_WORK TO COMPLETE_.
Quote verbatim every line from the line containing "Generate a Python" to the line containing "ax = fig.add_axes([92", inclusive of both, and no other line.

_EXTRACTED RECORDS_.
#####

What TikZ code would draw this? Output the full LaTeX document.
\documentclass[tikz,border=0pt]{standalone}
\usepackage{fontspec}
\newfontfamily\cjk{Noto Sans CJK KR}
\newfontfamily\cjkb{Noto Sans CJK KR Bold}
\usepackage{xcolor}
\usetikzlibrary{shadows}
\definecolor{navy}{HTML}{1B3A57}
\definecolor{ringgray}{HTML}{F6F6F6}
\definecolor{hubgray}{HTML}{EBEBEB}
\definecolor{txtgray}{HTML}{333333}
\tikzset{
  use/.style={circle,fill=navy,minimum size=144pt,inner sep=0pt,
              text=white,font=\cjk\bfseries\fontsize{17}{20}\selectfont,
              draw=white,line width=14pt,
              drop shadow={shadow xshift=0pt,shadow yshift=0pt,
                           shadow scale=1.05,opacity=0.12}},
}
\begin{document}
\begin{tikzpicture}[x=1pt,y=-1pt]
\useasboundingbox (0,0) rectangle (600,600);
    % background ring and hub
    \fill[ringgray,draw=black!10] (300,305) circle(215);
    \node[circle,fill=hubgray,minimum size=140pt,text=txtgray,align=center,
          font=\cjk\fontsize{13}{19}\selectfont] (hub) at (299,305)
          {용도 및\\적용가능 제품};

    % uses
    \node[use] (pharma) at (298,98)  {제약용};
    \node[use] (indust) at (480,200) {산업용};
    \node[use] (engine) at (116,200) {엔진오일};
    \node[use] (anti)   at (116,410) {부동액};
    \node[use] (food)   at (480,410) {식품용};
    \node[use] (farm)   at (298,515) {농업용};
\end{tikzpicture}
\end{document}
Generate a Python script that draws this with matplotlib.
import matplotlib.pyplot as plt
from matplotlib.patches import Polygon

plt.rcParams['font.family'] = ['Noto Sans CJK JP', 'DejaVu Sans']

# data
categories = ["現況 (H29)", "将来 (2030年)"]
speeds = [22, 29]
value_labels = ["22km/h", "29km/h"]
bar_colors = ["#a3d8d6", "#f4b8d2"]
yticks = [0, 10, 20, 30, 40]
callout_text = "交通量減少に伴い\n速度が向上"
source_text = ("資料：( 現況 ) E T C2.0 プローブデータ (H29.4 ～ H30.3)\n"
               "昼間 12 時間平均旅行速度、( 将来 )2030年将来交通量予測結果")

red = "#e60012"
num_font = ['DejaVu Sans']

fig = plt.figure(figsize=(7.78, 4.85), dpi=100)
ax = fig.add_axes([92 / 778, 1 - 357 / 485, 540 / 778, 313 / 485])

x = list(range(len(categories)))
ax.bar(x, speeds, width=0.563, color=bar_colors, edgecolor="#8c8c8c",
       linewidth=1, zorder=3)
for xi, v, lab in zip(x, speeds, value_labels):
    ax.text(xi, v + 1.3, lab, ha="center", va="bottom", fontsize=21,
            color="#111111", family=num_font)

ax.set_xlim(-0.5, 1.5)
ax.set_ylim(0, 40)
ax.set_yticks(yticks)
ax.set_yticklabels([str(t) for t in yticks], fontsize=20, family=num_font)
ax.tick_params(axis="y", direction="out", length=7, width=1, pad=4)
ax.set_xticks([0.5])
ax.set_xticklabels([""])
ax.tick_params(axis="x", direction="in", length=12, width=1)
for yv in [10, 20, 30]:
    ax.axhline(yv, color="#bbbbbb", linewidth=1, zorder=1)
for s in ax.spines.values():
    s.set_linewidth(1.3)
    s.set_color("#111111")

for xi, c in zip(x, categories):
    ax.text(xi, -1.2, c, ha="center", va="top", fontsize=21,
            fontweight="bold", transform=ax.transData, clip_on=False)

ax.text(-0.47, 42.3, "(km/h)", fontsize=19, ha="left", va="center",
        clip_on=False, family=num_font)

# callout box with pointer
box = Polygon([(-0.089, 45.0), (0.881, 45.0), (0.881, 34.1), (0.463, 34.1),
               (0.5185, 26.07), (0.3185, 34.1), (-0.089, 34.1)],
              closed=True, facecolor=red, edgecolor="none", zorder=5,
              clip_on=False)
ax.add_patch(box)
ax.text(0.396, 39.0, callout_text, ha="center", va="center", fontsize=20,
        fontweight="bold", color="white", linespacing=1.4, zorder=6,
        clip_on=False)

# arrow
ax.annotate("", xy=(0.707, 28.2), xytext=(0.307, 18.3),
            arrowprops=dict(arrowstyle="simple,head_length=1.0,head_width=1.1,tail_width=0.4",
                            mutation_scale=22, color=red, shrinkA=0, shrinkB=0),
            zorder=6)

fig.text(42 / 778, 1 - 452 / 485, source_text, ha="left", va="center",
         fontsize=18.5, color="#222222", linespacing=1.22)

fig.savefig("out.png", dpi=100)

#####

_CORRECT ANSWER_.
Generate a Python script that draws this with matplotlib.
import matplotlib.pyplot as plt
from matplotlib.patches import Polygon

plt.rcParams['font.family'] = ['Noto Sans CJK JP', 'DejaVu Sans']

# data
categories = ["現況 (H29)", "将来 (2030年)"]
speeds = [22, 29]
value_labels = ["22km/h", "29km/h"]
bar_colors = ["#a3d8d6", "#f4b8d2"]
yticks = [0, 10, 20, 30, 40]
callout_text = "交通量減少に伴い\n速度が向上"
source_text = ("資料：( 現況 ) E T C2.0 プローブデータ (H29.4 ～ H30.3)\n"
               "昼間 12 時間平均旅行速度、( 将来 )2030年将来交通量予測結果")

red = "#e60012"
num_font = ['DejaVu Sans']

fig = plt.figure(figsize=(7.78, 4.85), dpi=100)
ax = fig.add_axes([92 / 778, 1 - 357 / 485, 540 / 778, 313 / 485])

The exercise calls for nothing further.